Alexander wanted his empire to last more than anything else so he organized it into satrapies led by people from Greece and Persia. He encouraged acceptance of all races, he even encouraged his soldiers to marry the native Persian women to keep ties strong between satrapies. Before Alexander, unity was a foreign concept for many people, he introduced this idea and his empire was successful and led to the Hellenistic Period of ancient history. Initially, Alexander’s goals were to unify Greece by defeating the Persians, however during his 10 year reign, he was able to rebuild Greece and spread culture throughout the east.

Alexander envisioned an extensive monarchy fusing Greeks, Macedonians, and the Persians into one ruling class. Of course, with the destruction of the Persian monarchy he was able to spread Greco-Macedonian rule over a larger area. Alexander’s adoptions of eastern cultures and his interest in spreading those ideals allowed his empire to become more diverse in literature, art, and architecture. Therefore the city-centers he had established were springboards for the diffusion of Greek culture. A frequently asked question that shows the great impact of Alexander is what if Alexander the Great had gone west?

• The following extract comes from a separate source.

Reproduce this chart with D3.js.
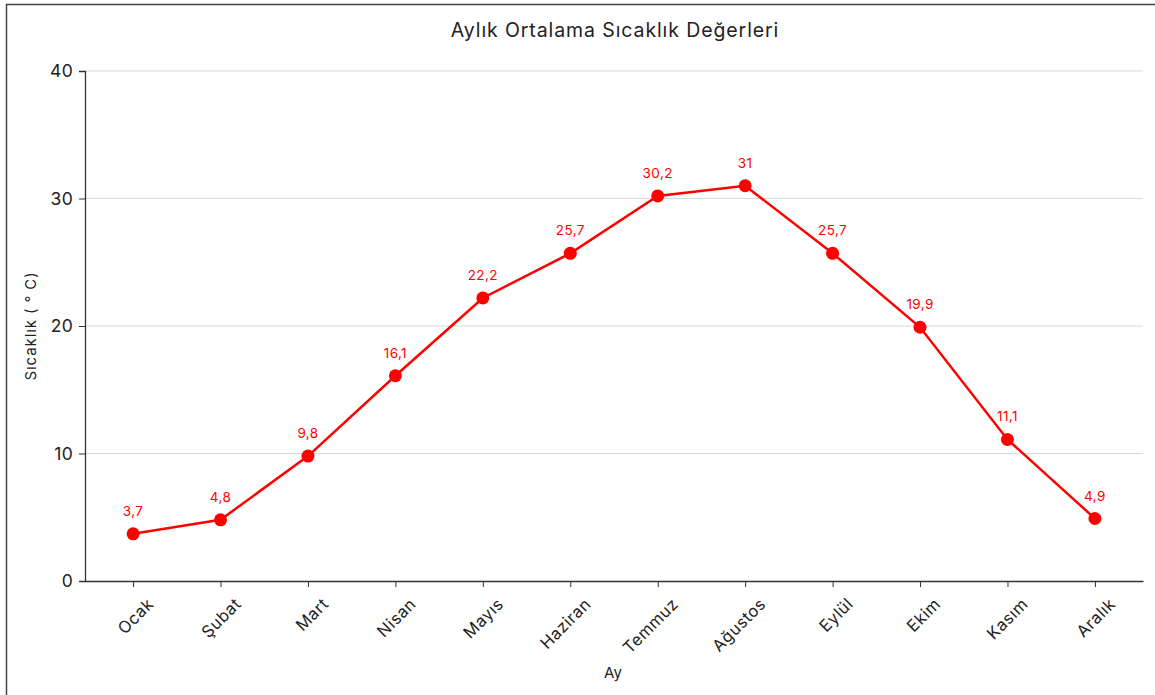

If he had gone west, instead of east, we would have had a united Europe centuries before the Romans did it. And the Roman Empire might never have happened. So Alexander is as important for what he did not do, as he is for what he did do. Had he done things differently, world history would have been different, so we can see that he did, indeed, have an impact on history itself. He is also important for the potential he possessed- if he had really conquered India, if his men had not refused finally to go on, if he had not died…. hat would have happened? Whether or not Alexander had plans for a world empire cannot be determined. He had accomplished greater conquests than any before him, but he did not have time to mold the government of the lands he had taken. Incontestably, he was one of the greatest generals of all time and one of the most powerful personalities of antiquity. He influenced the spread of Hellenism throughout the Middle East and into Asia, establishing city-states modeled on Greek institutions that flourished long after his death.